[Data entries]
/---

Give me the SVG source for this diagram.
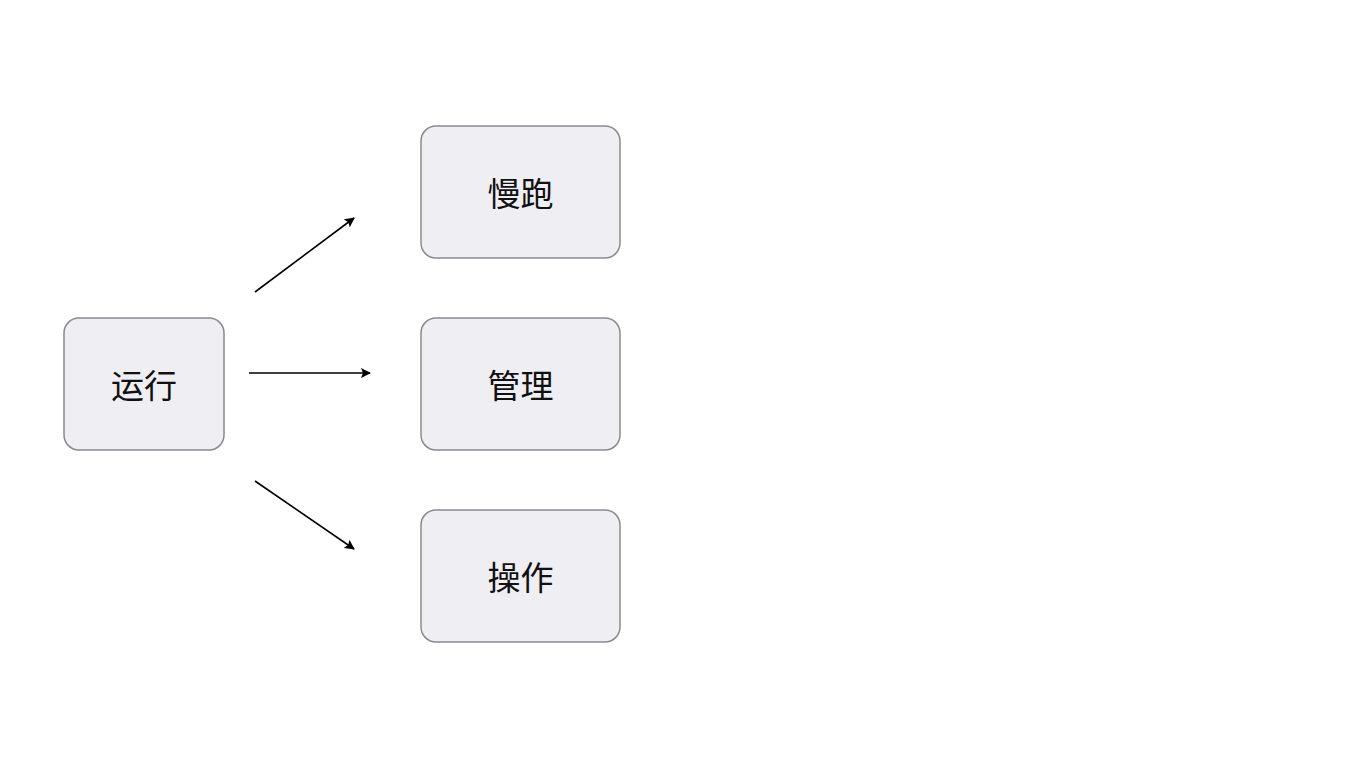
<svg xmlns="http://www.w3.org/2000/svg" width="1365" height="768" viewBox="0 0 1365 768">
<style>
.n rect{fill:#efeef3;stroke:#8a8a8e;stroke-width:1.5}
.n text{font-family:"Noto Sans CJK SC","Noto Sans",sans-serif;font-size:33px;fill:#111;text-anchor:middle;dominant-baseline:central}
.c line{stroke:#000;stroke-width:1.6;marker-end:url(#a)}
</style>
<defs><marker id="a" viewBox="0 0 10 10" refX="9" refY="5" markerWidth="10" markerHeight="10" markerUnits="userSpaceOnUse" orient="auto"><path d="M0,0 L10,5 L0,10 L2,5 Z" fill="#000"/></marker></defs>
<rect width="1365" height="768" fill="#fff"/>
<g id="n0" class="n"><rect x="64" y="318" width="160" height="132" rx="15"/><text x="144" y="384">运行</text></g>
<g id="n1" class="n"><rect x="421" y="126" width="199" height="132" rx="15"/><text x="520.5" y="192">慢跑</text></g>
<g id="n2" class="n"><rect x="421" y="318" width="199" height="132" rx="15"/><text x="520.5" y="384">管理</text></g>
<g id="n3" class="n"><rect x="421" y="510" width="199" height="132" rx="15"/><text x="520.5" y="576">操作</text></g>
<g id="connectors" class="c">
<line x1="255" y1="292" x2="354" y2="218"/>
<line x1="249" y1="373" x2="370" y2="373"/>
<line x1="255" y1="481" x2="354" y2="549"/>
</g>
</svg>
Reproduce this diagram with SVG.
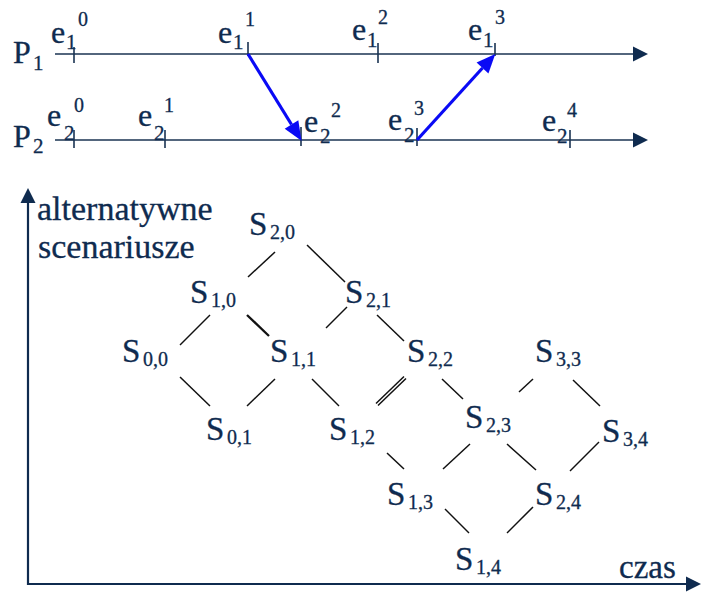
<svg xmlns="http://www.w3.org/2000/svg" width="701" height="597" viewBox="0 0 701 597" font-family="Liberation Serif, DejaVu Serif, serif">
<style>
text{font-family:'Liberation Serif','DejaVu Serif',serif;fill:#0f2b4f;stroke:#0f2b4f;stroke-width:0.3}
.big{font-size:33px}
.lab{font-size:34px}
.e{font-size:32px}
.p{font-size:32px}
.sub{font-size:20px}
.esub{font-size:21px}
.sup{font-size:20px}
.tl{stroke:#1a3352;stroke-width:1.6;fill:none}
.tick{stroke:#1a3352;stroke-width:1.6}
.ax{stroke:#0f2b4f;stroke-width:2.2;fill:none}
.edge{stroke:#111;stroke-width:1.5}
.msg{stroke:#0a0af5;stroke-width:3.2;fill:none}
</style>
<defs>
<marker id="nav" markerUnits="userSpaceOnUse" markerWidth="20" markerHeight="20" refX="0" refY="0" viewBox="0 -10 20 20" orient="auto" overflow="visible"><path d="M0,-7.5 L15,0 L0,7.5 z" fill="#0f2b4f"/></marker>
<marker id="blu" markerUnits="userSpaceOnUse" markerWidth="20" markerHeight="20" refX="0" refY="0" viewBox="0 -10 20 20" orient="auto" overflow="visible"><path d="M0,-8 L19,0 L0,8 z" fill="#0a0af5"/></marker>
</defs>
<g id="timelines">
<line class="tl" x1="55" y1="54" x2="633" y2="54" marker-end="url(#nav)"/>
<line class="tl" x1="55" y1="140" x2="633" y2="140" marker-end="url(#nav)"/>
<line class="tick" x1="74" y1="47" x2="74" y2="63"/>
<line class="tick" x1="248" y1="42" x2="248" y2="56"/>
<line class="tick" x1="378" y1="43" x2="378" y2="63"/>
<line class="tick" x1="495" y1="43" x2="495" y2="56"/>
<line class="tick" x1="74" y1="130" x2="74" y2="148"/>
<line class="tick" x1="165" y1="130" x2="165" y2="148"/>
<line class="tick" x1="301" y1="127" x2="301" y2="146"/>
<line class="tick" x1="417" y1="128" x2="417" y2="146"/>
<line class="tick" x1="570" y1="130" x2="570" y2="148"/>
</g>
<g id="messages">
<line class="msg" x1="248" y1="54" x2="291.5" y2="124.5" marker-end="url(#blu)"/>
<line class="msg" x1="417" y1="140" x2="482.5" y2="68" marker-end="url(#blu)"/>
</g>
<g id="P1"><text class="p" x="13" y="63">P</text><text class="esub" x="33" y="70">1</text></g>
<g id="P2"><text class="p" x="13" y="147">P</text><text class="esub" x="33" y="153">2</text></g>
<g id="e1_0"><text class="e" x="51" y="43">e</text><text class="esub" x="66" y="49">1</text><text class="sup" x="78" y="26">0</text></g>
<g id="e1_1"><text class="e" x="218" y="43">e</text><text class="esub" x="233" y="49">1</text><text class="sup" x="245" y="26">1</text></g>
<g id="e1_2"><text class="e" x="352" y="40">e</text><text class="esub" x="367" y="47">1</text><text class="sup" x="378" y="24">2</text></g>
<g id="e1_3"><text class="e" x="468" y="40">e</text><text class="esub" x="483" y="47">1</text><text class="sup" x="495" y="24">3</text></g>
<g id="e2_0"><text class="e" x="47" y="126">e</text><text class="esub" x="64" y="140">2</text><text class="sup" x="74" y="112">0</text></g>
<g id="e2_1"><text class="e" x="138" y="126">e</text><text class="esub" x="154" y="140">2</text><text class="sup" x="164" y="112">1</text></g>
<g id="e2_2"><text class="e" x="304" y="132">e</text><text class="esub" x="320" y="143">2</text><text class="sup" x="331" y="117">2</text></g>
<g id="e2_3"><text class="e" x="388" y="130">e</text><text class="esub" x="404" y="142">2</text><text class="sup" x="414" y="115">3</text></g>
<g id="e2_4"><text class="e" x="542" y="131">e</text><text class="esub" x="557" y="143">2</text><text class="sup" x="567" y="117">4</text></g>
<g id="axes">
<line class="ax" x1="28" y1="585" x2="28" y2="203" marker-end="url(#nav)"/>
<line class="ax" x1="27" y1="584" x2="686" y2="584" marker-end="url(#nav)"/>
</g>
<g id="axis-labels">
<text class="lab" x="37" y="220">alternatywne</text>
<text class="lab" x="38" y="258">scenariusze</text>
<text class="big" x="619" y="578">czas</text>
</g>
<g id="edges">
<line class="edge" x1="248" y1="277" x2="275" y2="252"/>
<line class="edge" x1="307" y1="245" x2="345" y2="282"/>
<line class="edge" x1="210" y1="315" x2="180" y2="345"/>
<line class="edge" x1="247" y1="315" x2="269" y2="336" style="stroke-width:2.3"/>
<line class="edge" x1="326" y1="328" x2="347" y2="307"/>
<line class="edge" x1="377" y1="315" x2="404" y2="341"/>
<line class="edge" x1="180" y1="377" x2="210" y2="406"/>
<line class="edge" x1="247" y1="406" x2="275" y2="379"/>
<line class="edge" x1="312" y1="379" x2="339" y2="406"/>
<line class="edge" x1="376" y1="403.5" x2="404" y2="376.5"/>
<line class="edge" x1="378" y1="405.5" x2="406" y2="378.5"/>
<line class="edge" x1="387" y1="453" x2="404" y2="469"/>
<line class="edge" x1="442" y1="379" x2="463" y2="399"/>
<line class="edge" x1="443" y1="469" x2="470" y2="444"/>
<line class="edge" x1="507" y1="444" x2="536" y2="470"/>
<line class="edge" x1="519" y1="392" x2="533" y2="379"/>
<line class="edge" x1="573" y1="380" x2="600" y2="406"/>
<line class="edge" x1="570" y1="471" x2="599" y2="442"/>
<line class="edge" x1="445" y1="509" x2="469" y2="533"/>
<line class="edge" x1="507" y1="533" x2="533" y2="507"/>
</g>
<g id="S2_0"><text class="big" x="249" y="235">S</text><text class="sub" x="270" y="239">2,0</text></g>
<g id="S1_0"><text class="big" x="190" y="303">S</text><text class="sub" x="211" y="307">1,0</text></g>
<g id="S2_1"><text class="big" x="345" y="303">S</text><text class="sub" x="366" y="307">2,1</text></g>
<g id="S0_0"><text class="big" x="122" y="362">S</text><text class="sub" x="143" y="366">0,0</text></g>
<g id="S1_1"><text class="big" x="270" y="362">S</text><text class="sub" x="291" y="366">1,1</text></g>
<g id="S2_2"><text class="big" x="407" y="362">S</text><text class="sub" x="428" y="366">2,2</text></g>
<g id="S3_3"><text class="big" x="535" y="362">S</text><text class="sub" x="556" y="366">3,3</text></g>
<g id="S2_3"><text class="big" x="465" y="428">S</text><text class="sub" x="486" y="432">2,3</text></g>
<g id="S0_1"><text class="big" x="206" y="440">S</text><text class="sub" x="227" y="444">0,1</text></g>
<g id="S1_2"><text class="big" x="329" y="440">S</text><text class="sub" x="350" y="444">1,2</text></g>
<g id="S3_4"><text class="big" x="602" y="442">S</text><text class="sub" x="623" y="446">3,4</text></g>
<g id="S1_3"><text class="big" x="387" y="505">S</text><text class="sub" x="408" y="509">1,3</text></g>
<g id="S2_4"><text class="big" x="535" y="505">S</text><text class="sub" x="556" y="509">2,4</text></g>
<g id="S1_4"><text class="big" x="455" y="570">S</text><text class="sub" x="476" y="574">1,4</text></g>
</svg>
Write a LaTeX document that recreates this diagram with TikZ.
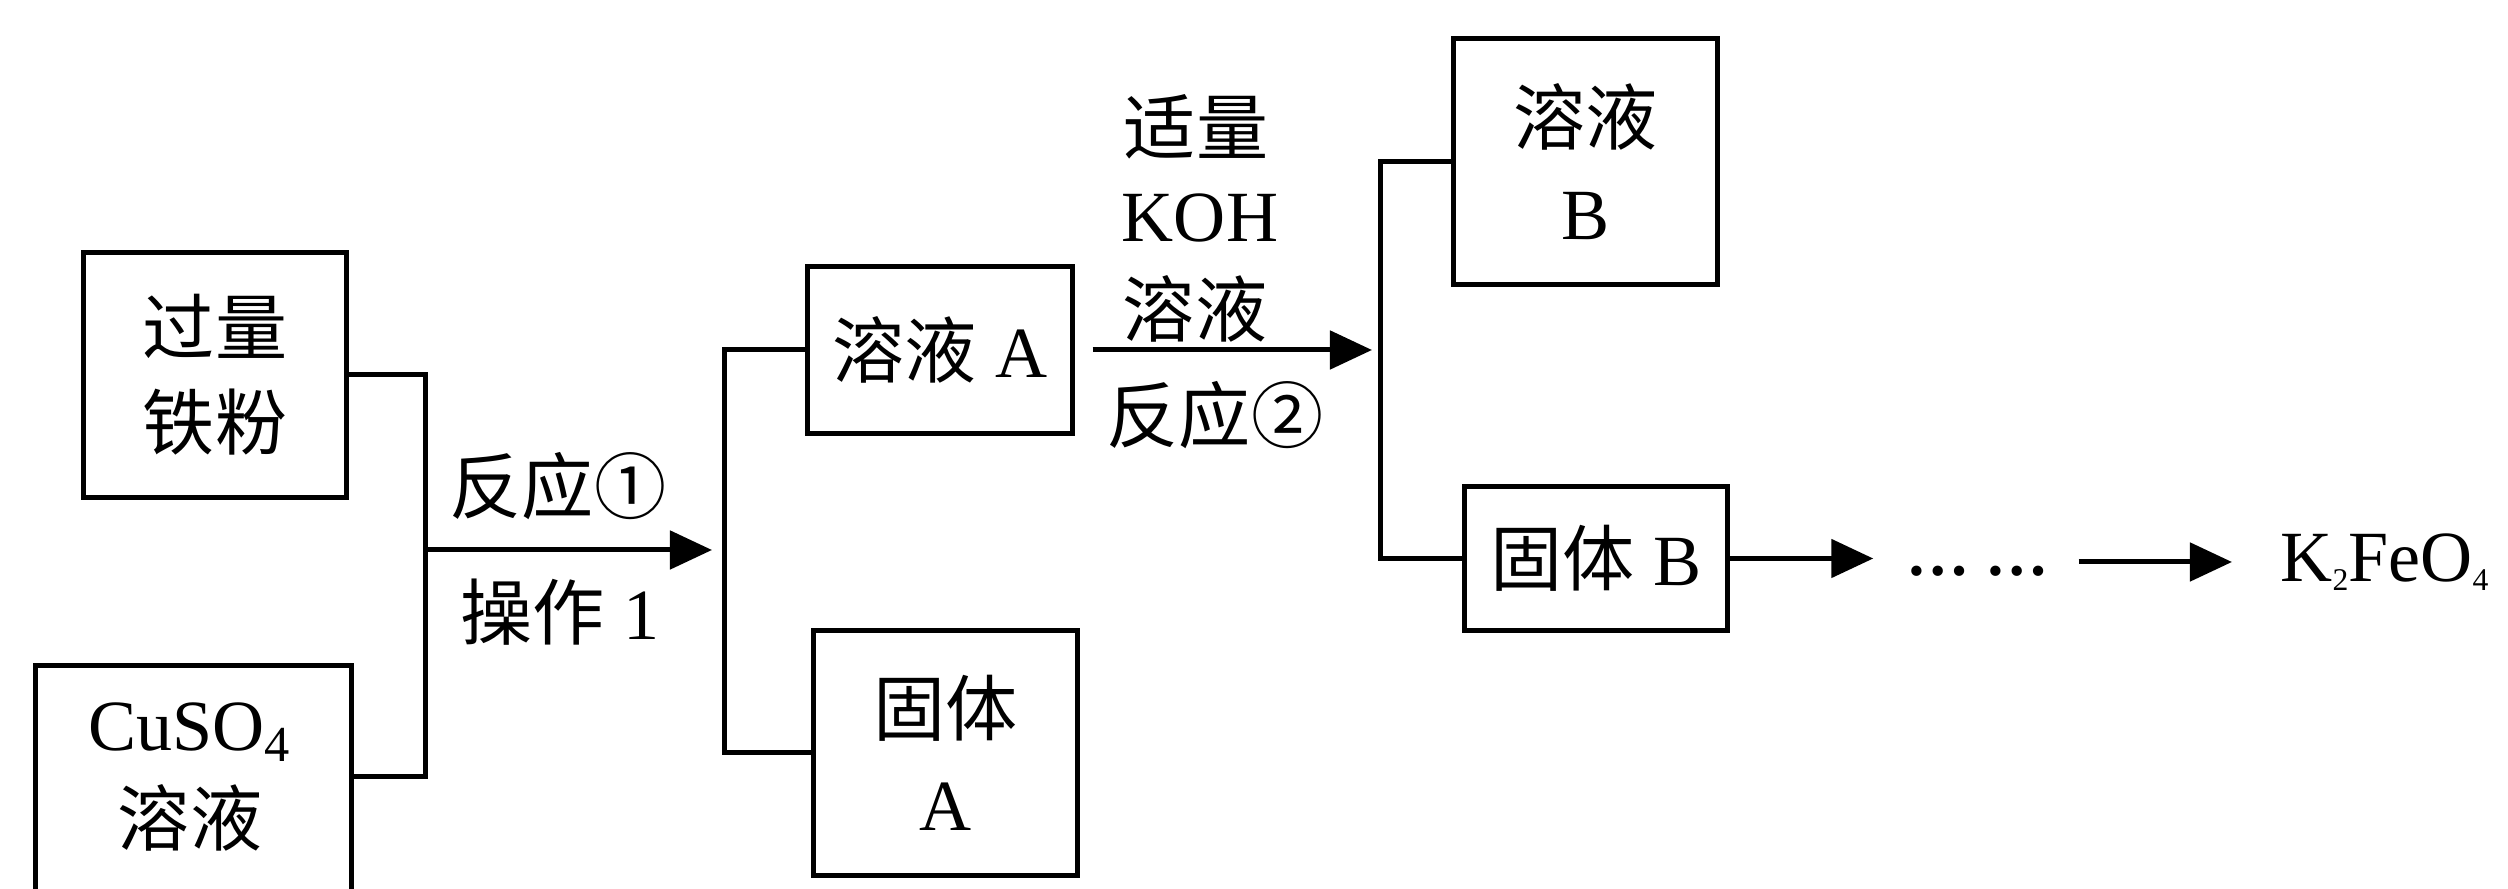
\documentclass[tikz,border=0pt]{standalone}
\usepackage{fontspec}
\setmainfont{Liberation Serif}
\newfontfamily\cjkfont{Noto Sans CJK SC}
\newcommand\zhtext[1]{{\cjkfont #1}}
\newcommand\tinysub[1]{\raisebox{-0.12em}{\fontsize{9pt}{9pt}\selectfont #1}}
\usetikzlibrary{arrows.meta}
\begin{document}
\begin{tikzpicture}[x=0.01cm,y=-0.01cm, line width=0.05cm,
  box/.style={draw, line width=0.05cm, inner sep=0pt, align=center},
  txt/.style={inner sep=0pt, align=center},
  arr/.style={-{Triangle[length=0.42cm,width=0.38cm]}},
  font=\fontsize{20.5pt}{27pt}\selectfont]
\useasboundingbox (0,0) rectangle (2508,889);
\clip (0,0) rectangle (2508,889);

% boxes
\node[box, minimum width=2.62cm, minimum height=2.44cm] (fe) at (215,375) {\zhtext{过量}\\\zhtext{铁粉}};
\node[box, minimum width=3.15cm, minimum height=3cm, anchor=north] (cu) at (193.5,663) {};
\node[txt] (cuT) at (190,777) {CuSO\textsubscript{4}\\\zhtext{溶液}};
\node[box, minimum width=2.64cm, minimum height=1.66cm] (sa) at (940,350) {\zhtext{溶液} A};
\node[box, minimum width=2.63cm, minimum height=2.44cm] (ga) at (945.5,753) {\zhtext{固体}\\A};
\node[box, minimum width=2.63cm, minimum height=2.45cm] (sb) at (1585.5,161.5) {\zhtext{溶液}\\B};
\node[box, minimum width=2.62cm, minimum height=1.43cm] (gb) at (1596,558.5) {\zhtext{固体} B};
\node[txt, anchor=base] (dots) at (1978,576) {\fontsize{18pt}{20pt}\selectfont\bfseries …\ …};
\node[txt, anchor=west] (k2) at (2278,562) {K\tinysub{2}FeO\tinysub{4}};

% junctions
\coordinate (j1) at (425,550);
\coordinate (j2) at (724,550);
\coordinate (j3) at (1380,350);

% labels
\node[txt] (r1) at (558,486) {\zhtext{反应①}};
\node[txt] (op1) at (560,612) {\zhtext{操作} 1};
\node[txt] (l1) at (1196,127) {\zhtext{适量}};
\node[txt] (l2) at (1200,218) {KOH};
\node[txt] (l3) at (1195,309) {\zhtext{溶液}};
\node[txt] (l4) at (1215,415) {\zhtext{反应②}};

% connectors
\draw (fe.east) -| (j1) |- (cu.east |- cuT);
\draw[arr, shorten >=0.12cm] (j1) -- (j2);
\draw (sa.west) -| (j2) |- (ga.west);
\draw[arr, shorten <=0.18cm, shorten >=0.08cm] (sa.east) -- (j3);
\draw (sb.west) -| (j3) |- (gb.west);
\draw[arr, shorten >=0.31cm] (gb.east) -- (gb.east -| dots.west);
\draw[arr, shorten <=0.27cm, shorten >=0.46cm] (dots.east |- k2.west) -- (k2.west);
\end{tikzpicture}
\end{document}
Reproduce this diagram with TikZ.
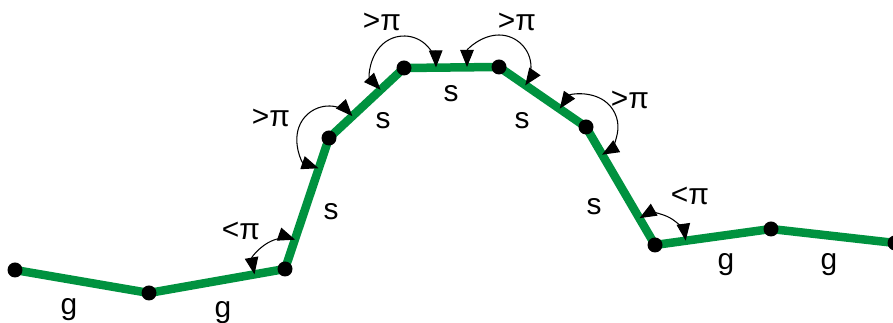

\---

WHAT THE TASK REQUIRES >>
Your task is to transcribe exactly the lines starting at the line that contains "Write a LaTeX" and ending at the line that contains "anchor=west] (k2) at", both included. Leave out the pictures.

OUTPUT FOR THIS TASK >>
Write a LaTeX document that recreates this diagram with TikZ.
\documentclass[tikz,border=0pt]{standalone}
\usepackage{fontspec}
\setmainfont{Liberation Serif}
\newfontfamily\cjkfont{Noto Sans CJK SC}
\newcommand\zhtext[1]{{\cjkfont #1}}
\newcommand\tinysub[1]{\raisebox{-0.12em}{\fontsize{9pt}{9pt}\selectfont #1}}
\usetikzlibrary{arrows.meta}
\begin{document}
\begin{tikzpicture}[x=0.01cm,y=-0.01cm, line width=0.05cm,
  box/.style={draw, line width=0.05cm, inner sep=0pt, align=center},
  txt/.style={inner sep=0pt, align=center},
  arr/.style={-{Triangle[length=0.42cm,width=0.38cm]}},
  font=\fontsize{20.5pt}{27pt}\selectfont]
\useasboundingbox (0,0) rectangle (2508,889);
\clip (0,0) rectangle (2508,889);

% boxes
\node[box, minimum width=2.62cm, minimum height=2.44cm] (fe) at (215,375) {\zhtext{过量}\\\zhtext{铁粉}};
\node[box, minimum width=3.15cm, minimum height=3cm, anchor=north] (cu) at (193.5,663) {};
\node[txt] (cuT) at (190,777) {CuSO\textsubscript{4}\\\zhtext{溶液}};
\node[box, minimum width=2.64cm, minimum height=1.66cm] (sa) at (940,350) {\zhtext{溶液} A};
\node[box, minimum width=2.63cm, minimum height=2.44cm] (ga) at (945.5,753) {\zhtext{固体}\\A};
\node[box, minimum width=2.63cm, minimum height=2.45cm] (sb) at (1585.5,161.5) {\zhtext{溶液}\\B};
\node[box, minimum width=2.62cm, minimum height=1.43cm] (gb) at (1596,558.5) {\zhtext{固体} B};
\node[txt, anchor=base] (dots) at (1978,576) {\fontsize{18pt}{20pt}\selectfont\bfseries …\ …};
\node[txt, anchor=west] (k2) at (2278,562) {K\tinysub{2}FeO\tinysub{4}};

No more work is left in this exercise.